▶ Stated goal
Only lines with the word "chart" are needed; collect each of them from the listing below.

▶ Stored dataset items
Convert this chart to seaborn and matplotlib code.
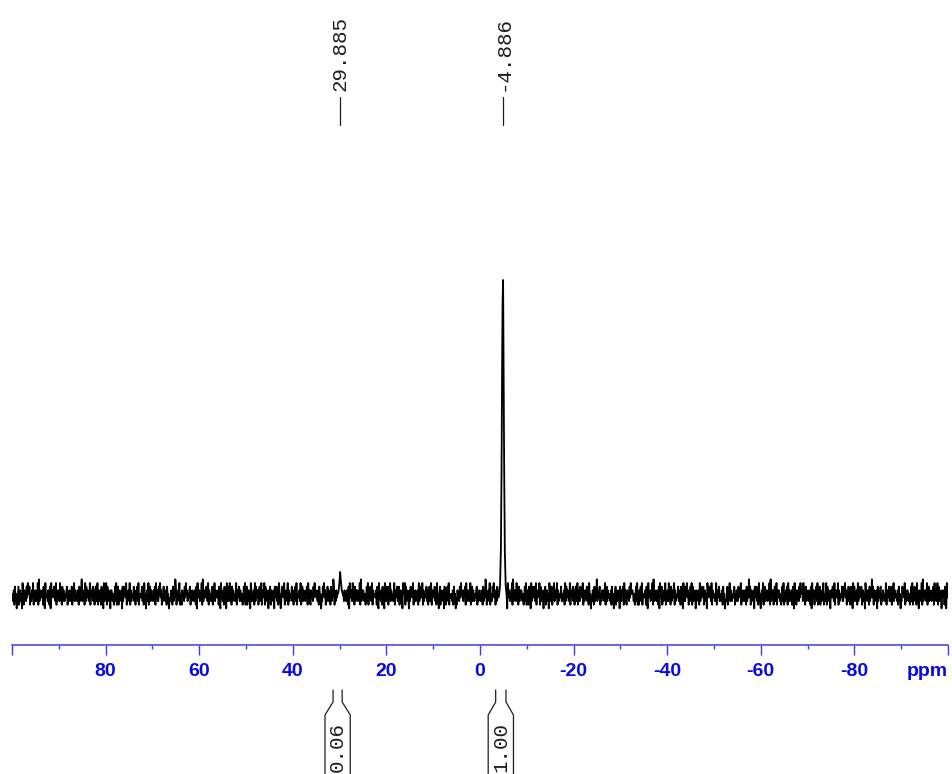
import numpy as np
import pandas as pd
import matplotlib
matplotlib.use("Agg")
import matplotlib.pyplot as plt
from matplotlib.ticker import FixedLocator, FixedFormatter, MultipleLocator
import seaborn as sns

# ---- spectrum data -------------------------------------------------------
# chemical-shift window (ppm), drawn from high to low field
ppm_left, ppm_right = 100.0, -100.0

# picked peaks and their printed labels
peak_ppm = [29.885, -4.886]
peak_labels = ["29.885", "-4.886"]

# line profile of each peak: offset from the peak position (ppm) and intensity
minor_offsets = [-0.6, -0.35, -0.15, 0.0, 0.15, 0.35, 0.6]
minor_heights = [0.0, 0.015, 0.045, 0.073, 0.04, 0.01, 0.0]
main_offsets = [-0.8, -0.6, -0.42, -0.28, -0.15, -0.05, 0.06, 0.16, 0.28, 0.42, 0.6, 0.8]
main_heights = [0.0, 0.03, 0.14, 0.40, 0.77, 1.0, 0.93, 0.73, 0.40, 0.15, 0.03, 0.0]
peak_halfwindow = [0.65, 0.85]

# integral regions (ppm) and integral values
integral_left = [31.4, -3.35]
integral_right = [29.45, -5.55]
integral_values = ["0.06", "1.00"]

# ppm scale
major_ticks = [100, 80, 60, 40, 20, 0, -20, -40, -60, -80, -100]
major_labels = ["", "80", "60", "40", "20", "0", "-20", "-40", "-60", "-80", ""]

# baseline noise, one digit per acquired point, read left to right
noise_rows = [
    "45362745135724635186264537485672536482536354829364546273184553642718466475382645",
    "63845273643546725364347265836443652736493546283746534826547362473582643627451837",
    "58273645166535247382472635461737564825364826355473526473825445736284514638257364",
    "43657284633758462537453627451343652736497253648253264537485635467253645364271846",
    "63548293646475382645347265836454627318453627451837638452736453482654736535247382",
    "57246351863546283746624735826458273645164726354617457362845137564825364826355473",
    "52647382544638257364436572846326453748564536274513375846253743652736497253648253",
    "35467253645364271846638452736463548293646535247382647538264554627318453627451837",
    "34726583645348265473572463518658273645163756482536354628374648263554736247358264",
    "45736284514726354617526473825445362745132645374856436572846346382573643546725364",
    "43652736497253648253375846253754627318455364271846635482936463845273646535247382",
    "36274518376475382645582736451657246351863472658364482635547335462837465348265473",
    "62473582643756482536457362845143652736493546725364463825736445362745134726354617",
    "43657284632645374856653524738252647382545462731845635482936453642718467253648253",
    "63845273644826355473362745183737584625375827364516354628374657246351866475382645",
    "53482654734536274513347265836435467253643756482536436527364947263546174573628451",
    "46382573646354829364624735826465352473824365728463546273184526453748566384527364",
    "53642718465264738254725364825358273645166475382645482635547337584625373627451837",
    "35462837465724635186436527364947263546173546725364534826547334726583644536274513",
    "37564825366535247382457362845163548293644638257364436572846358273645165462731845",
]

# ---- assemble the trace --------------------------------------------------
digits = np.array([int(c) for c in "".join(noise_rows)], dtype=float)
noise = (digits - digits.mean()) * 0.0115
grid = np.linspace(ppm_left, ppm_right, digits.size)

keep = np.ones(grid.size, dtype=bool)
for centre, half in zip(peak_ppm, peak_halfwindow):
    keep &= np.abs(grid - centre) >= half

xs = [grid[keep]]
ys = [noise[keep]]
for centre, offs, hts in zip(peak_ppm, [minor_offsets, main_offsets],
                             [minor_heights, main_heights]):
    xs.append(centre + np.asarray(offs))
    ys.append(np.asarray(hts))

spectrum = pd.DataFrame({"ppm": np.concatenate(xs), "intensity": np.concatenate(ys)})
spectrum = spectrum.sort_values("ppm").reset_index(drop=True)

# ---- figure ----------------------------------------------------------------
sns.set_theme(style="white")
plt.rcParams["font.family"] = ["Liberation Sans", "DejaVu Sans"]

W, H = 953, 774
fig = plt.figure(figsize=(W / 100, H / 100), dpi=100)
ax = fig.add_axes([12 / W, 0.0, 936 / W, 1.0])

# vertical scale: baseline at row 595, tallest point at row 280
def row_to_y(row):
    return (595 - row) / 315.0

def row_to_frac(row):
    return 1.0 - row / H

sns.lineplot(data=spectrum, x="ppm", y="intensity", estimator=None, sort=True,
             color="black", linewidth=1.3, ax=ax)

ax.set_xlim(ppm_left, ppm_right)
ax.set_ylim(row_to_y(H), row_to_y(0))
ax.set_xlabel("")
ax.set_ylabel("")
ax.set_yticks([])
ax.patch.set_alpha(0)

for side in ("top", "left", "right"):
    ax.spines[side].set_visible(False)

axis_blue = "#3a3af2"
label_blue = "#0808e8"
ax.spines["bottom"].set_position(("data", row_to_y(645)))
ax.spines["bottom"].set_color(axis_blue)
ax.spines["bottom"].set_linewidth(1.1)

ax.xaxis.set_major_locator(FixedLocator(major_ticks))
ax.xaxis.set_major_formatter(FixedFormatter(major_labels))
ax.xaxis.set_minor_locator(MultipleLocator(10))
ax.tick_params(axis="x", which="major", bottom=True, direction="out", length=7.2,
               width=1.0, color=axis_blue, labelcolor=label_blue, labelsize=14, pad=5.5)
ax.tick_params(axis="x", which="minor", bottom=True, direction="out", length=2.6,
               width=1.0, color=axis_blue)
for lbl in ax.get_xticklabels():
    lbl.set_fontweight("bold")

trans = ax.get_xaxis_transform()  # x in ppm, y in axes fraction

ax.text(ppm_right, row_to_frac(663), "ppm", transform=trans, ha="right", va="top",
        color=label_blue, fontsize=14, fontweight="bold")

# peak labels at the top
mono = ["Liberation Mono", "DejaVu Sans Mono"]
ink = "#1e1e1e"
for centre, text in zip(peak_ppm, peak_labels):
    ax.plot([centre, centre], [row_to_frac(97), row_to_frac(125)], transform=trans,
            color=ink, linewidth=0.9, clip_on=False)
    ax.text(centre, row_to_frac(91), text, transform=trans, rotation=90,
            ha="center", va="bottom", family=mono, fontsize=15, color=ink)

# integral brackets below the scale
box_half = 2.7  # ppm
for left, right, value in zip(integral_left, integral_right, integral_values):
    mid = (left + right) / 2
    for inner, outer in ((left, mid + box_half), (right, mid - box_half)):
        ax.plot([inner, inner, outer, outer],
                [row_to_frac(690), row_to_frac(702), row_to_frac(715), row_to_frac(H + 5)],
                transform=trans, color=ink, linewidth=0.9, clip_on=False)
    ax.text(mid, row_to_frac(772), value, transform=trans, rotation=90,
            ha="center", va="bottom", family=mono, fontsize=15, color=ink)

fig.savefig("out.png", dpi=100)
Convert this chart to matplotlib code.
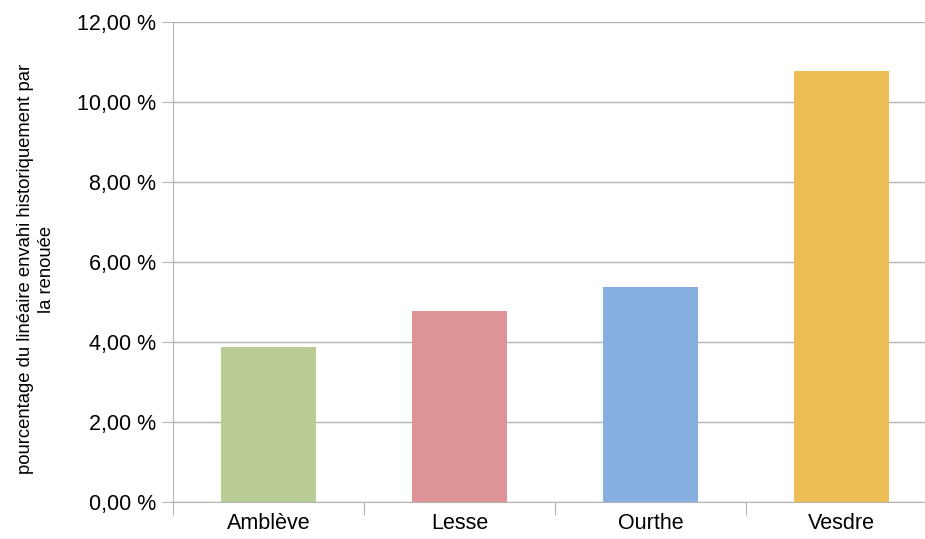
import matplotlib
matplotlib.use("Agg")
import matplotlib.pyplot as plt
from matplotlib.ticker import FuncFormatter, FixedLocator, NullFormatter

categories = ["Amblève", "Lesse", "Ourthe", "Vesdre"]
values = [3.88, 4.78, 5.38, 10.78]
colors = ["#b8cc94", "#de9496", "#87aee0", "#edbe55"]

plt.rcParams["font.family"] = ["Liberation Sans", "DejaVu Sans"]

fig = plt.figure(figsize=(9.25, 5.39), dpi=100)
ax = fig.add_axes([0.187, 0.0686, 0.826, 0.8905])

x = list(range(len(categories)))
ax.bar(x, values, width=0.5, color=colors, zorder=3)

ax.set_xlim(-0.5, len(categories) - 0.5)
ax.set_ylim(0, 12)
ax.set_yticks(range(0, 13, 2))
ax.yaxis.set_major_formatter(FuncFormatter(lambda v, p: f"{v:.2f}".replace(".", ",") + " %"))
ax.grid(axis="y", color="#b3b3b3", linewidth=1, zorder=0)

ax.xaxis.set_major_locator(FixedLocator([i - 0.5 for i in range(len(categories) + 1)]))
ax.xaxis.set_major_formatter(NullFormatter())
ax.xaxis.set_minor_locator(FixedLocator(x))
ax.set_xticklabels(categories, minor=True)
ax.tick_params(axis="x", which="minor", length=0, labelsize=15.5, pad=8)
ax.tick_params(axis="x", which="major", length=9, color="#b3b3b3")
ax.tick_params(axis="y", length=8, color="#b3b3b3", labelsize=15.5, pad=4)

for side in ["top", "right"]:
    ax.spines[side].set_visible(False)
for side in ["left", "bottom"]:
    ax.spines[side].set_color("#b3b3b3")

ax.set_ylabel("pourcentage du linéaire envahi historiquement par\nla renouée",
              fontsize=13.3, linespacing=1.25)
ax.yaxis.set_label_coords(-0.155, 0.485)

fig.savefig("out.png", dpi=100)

▶ Task output
Convert this chart to seaborn and matplotlib code.
Convert this chart to matplotlib code.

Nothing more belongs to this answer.